I generally don't look at the source code of another package when working on a 
busybox version.  I read the man page, and the specification (if any), and I 
test the heck out of it to see how it treats corner cases (and try to turn 
that into an automated regression test suite I can run against both 
versions).

There are of course exceptions to this, like bunzip2, where the implementation 
was the only specification for the problem.  In that case I did track down 
papers on the burrows-wheeler transform and move-to-front encoding (I already 
knew huffman coding), and try to derive something like a spec I could then 
implement.  I tore the old code apart, rearranged it into a straight line, 
deleted everything I could until I just had pseudo-code, made lots and lots 
of comments, and then wrote fresh code in a new window from the pseudo-code 
and those comments.  I didn't have anything that actually _compiled_ for 
weeks.

When you expect to be able to shrink things more than 50%, you don't _want_ to 
use the old code as a starting point.  The old code if full of distracting 
things you don't have to do, and what you want to focus on is what's the 
minimal set of things this code _does_ need to do?  Which is defined by the 
task, not by the implementation.  If this sounds like a bad approach to doing 
a busybox version, think twice about whether the applet's a good candidate 
for busybox.

Dropbear is an example of something we probably don't want to merge.  To start 
with, the current version is just fine as is.  The current package is well 
maintained, and the maintainer has shown no interest in discontinuing the 
existing version in favor of merging with busybox.  It's complex enough that 
we couldn't easily maintain our own fork, and marshalling patches back and 
forth between two versions is unnecessary work anyway.  Dropbear is already 
built with size in mind, so we're not likely to do a significantly smaller 
implementation, yet it's fairly large (100k) and depends on a lot of math 
libraries which most of the rest of busybox wouldn't benefit from.

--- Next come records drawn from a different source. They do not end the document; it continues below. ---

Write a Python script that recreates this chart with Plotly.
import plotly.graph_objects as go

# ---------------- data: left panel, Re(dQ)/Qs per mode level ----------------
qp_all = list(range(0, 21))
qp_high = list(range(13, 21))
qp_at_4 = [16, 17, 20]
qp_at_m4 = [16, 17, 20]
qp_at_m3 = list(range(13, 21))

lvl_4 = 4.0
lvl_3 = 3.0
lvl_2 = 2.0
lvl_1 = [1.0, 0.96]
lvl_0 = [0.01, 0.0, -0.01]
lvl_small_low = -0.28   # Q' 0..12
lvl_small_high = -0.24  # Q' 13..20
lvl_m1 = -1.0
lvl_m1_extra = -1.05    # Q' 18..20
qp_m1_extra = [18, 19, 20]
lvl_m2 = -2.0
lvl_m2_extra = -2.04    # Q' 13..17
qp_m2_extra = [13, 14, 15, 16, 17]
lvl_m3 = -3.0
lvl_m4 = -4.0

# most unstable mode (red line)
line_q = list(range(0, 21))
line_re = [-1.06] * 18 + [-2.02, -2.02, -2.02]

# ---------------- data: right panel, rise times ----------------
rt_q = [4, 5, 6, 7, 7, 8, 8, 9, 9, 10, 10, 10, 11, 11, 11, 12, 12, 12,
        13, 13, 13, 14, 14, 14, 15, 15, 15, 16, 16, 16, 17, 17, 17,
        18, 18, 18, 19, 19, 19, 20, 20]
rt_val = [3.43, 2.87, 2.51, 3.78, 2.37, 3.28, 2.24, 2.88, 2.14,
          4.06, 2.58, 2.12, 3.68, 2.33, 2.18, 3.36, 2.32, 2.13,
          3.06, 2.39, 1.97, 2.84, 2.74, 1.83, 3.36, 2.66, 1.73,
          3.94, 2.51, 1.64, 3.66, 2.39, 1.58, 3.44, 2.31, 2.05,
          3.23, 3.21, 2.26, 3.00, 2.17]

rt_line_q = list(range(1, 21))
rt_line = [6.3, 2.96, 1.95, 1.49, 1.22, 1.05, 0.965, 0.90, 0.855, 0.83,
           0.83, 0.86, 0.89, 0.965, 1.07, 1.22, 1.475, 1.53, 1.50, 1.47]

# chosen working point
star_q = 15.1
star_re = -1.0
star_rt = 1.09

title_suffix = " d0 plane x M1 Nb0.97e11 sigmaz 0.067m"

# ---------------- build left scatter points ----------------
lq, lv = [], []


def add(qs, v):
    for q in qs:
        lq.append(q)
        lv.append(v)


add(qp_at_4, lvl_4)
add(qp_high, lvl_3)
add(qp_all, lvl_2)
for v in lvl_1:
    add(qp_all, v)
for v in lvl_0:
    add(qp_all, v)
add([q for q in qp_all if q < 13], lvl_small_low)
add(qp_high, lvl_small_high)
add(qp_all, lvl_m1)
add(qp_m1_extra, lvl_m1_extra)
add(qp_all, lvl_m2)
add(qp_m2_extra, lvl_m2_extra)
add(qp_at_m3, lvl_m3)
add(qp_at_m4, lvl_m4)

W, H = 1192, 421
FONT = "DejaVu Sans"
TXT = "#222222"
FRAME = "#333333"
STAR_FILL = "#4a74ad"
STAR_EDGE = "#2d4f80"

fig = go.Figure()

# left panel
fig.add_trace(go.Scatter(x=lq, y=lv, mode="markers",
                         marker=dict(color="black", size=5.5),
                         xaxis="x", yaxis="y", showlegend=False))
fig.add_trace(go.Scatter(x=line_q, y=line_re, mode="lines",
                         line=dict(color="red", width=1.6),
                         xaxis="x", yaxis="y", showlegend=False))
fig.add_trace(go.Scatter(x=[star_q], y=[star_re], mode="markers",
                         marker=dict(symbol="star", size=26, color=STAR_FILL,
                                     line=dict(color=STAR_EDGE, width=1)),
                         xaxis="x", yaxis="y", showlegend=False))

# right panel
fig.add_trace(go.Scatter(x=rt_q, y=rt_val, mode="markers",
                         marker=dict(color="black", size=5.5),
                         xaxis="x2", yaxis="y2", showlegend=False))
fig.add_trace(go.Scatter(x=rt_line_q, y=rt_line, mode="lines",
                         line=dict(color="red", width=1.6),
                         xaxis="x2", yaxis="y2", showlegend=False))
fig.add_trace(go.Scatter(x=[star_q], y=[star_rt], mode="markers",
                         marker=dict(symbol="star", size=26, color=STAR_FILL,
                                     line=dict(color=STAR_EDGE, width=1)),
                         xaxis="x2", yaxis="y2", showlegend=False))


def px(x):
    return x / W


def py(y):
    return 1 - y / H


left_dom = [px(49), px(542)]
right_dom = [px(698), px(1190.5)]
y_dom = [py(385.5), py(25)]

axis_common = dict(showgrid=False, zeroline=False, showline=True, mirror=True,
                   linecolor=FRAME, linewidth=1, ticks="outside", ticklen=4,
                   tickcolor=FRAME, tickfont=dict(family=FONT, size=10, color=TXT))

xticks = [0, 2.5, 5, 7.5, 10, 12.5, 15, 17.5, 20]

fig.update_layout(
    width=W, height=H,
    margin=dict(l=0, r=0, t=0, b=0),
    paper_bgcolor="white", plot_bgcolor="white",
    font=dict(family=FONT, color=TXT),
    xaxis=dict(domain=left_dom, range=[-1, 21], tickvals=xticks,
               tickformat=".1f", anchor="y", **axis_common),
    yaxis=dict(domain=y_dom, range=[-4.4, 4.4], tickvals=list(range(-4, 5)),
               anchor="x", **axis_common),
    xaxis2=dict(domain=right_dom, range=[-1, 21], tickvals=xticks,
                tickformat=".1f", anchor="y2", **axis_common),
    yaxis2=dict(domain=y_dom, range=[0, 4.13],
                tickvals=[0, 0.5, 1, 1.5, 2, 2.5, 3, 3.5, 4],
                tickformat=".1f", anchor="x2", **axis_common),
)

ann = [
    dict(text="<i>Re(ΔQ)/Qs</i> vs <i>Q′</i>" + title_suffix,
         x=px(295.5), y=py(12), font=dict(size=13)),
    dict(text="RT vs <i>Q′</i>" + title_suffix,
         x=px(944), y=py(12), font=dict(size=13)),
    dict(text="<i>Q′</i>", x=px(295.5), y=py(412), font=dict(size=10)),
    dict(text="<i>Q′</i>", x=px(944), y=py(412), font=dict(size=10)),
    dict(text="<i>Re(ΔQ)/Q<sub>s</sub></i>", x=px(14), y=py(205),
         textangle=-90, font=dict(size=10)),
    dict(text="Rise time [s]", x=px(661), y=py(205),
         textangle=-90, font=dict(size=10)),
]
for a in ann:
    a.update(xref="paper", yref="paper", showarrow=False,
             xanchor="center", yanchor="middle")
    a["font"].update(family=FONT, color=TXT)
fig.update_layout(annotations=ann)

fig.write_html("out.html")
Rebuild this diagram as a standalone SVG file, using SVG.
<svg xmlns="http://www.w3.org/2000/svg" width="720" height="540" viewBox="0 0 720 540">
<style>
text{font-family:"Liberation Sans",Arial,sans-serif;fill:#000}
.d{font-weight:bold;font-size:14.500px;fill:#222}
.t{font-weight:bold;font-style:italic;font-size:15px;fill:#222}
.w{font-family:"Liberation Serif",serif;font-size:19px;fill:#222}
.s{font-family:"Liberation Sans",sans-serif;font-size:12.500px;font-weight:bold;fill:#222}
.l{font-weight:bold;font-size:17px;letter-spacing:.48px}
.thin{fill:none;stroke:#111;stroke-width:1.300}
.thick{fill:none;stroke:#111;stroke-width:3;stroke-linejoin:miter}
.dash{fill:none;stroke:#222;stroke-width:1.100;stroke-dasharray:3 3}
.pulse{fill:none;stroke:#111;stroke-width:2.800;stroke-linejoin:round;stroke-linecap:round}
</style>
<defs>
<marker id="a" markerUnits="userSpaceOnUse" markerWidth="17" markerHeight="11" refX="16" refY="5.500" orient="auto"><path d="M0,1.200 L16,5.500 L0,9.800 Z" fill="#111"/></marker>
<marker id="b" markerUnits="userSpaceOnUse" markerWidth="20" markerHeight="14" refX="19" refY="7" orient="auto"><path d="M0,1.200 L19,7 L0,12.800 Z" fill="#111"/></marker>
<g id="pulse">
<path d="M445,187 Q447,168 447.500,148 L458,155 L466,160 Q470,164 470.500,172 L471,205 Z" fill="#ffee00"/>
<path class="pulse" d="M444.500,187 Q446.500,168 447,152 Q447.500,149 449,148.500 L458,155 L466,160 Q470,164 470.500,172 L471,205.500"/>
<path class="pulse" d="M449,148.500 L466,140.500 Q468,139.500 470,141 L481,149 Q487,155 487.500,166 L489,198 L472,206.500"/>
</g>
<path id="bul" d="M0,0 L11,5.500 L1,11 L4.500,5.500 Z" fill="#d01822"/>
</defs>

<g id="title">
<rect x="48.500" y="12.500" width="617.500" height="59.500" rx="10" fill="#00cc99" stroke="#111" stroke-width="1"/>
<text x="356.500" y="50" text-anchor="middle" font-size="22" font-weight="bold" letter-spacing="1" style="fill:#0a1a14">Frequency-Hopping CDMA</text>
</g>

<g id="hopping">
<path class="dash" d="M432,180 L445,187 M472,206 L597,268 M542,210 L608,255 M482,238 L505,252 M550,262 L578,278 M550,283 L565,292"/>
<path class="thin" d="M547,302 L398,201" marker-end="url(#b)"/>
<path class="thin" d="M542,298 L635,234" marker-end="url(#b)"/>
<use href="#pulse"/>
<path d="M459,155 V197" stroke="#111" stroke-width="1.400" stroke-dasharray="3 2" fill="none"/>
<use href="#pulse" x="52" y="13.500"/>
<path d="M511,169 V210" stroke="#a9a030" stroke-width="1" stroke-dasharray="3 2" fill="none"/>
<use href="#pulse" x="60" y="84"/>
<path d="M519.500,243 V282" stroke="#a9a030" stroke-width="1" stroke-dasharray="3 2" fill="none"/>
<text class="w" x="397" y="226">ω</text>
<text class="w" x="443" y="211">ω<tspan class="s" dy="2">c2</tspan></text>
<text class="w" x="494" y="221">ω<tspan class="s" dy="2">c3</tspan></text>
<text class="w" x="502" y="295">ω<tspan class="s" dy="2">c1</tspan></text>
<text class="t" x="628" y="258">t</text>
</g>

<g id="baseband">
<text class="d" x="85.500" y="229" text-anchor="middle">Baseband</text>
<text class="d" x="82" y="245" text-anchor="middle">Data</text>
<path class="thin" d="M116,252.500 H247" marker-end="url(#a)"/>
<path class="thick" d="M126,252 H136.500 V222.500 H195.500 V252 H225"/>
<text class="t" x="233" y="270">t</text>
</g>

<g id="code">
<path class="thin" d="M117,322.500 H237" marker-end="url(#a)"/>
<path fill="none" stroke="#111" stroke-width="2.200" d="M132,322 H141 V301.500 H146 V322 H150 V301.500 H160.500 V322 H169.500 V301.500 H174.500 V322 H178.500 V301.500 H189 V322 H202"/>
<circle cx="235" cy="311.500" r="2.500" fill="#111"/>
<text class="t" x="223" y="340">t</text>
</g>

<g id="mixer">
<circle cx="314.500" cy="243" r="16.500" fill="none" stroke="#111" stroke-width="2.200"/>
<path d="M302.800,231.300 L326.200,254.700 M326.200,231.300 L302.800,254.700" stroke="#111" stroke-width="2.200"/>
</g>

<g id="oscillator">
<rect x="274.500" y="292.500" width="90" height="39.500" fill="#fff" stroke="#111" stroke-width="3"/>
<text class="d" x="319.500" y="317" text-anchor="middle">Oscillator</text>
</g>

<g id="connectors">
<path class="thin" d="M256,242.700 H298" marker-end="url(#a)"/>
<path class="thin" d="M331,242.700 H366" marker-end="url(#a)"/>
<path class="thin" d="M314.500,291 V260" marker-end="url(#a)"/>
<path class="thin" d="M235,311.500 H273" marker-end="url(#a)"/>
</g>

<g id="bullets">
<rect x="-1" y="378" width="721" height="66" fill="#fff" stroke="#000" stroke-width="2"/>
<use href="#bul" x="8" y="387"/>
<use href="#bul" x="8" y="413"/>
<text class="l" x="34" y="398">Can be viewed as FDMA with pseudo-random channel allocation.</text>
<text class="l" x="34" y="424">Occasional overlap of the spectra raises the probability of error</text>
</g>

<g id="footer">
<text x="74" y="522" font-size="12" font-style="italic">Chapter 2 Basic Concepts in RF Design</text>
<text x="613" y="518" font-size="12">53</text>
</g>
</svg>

If you come up with a patch to shrink dropbear, the dropbear maintainer will 
be happy to accept it.  If busybox needs some encryption logic (such as https 
support for httpd), rather than trying to glue dropbear code into busybox why 
not ask the dropbear maintainer if he can provide an https filter mode we can 
run data through the way tar uses gzip?  Work with dropbear rather than 
trying to include it.

Right now, I plan to throw out all four shells in busybox and write one common 
implementation.  I'm looking closely at lash (the smallest), and looking a 
bit at hush (to learn from its mistakes: that was an earlier unification 
attempt that stalled when it couldn't be as small as lash and thus couldn't 
replace it).  I may nor may not use code from either, haven't decided yet, 
but my implementation will "be informed by" both since both were trying for 
small and simple.  I'll probably take a quick glance through msh as well to 
see what features it has, but I'm not sure I'll look at ash at all and have 
_no_ plans to use any of its code.

What do I plan to use as implementation guides?  The spec and test cases I 
write up from lash, hush, and maybe msh.  The bash man page.  The sysv3 
sections on the shell.  That "csh considered harmful" paper I once read.  
Every existing shell script I can find to use as a test case...

It's a darn big project, but that's what's needed to do it _right_.

Rob
-- 
Never bet against the cheap plastic solution.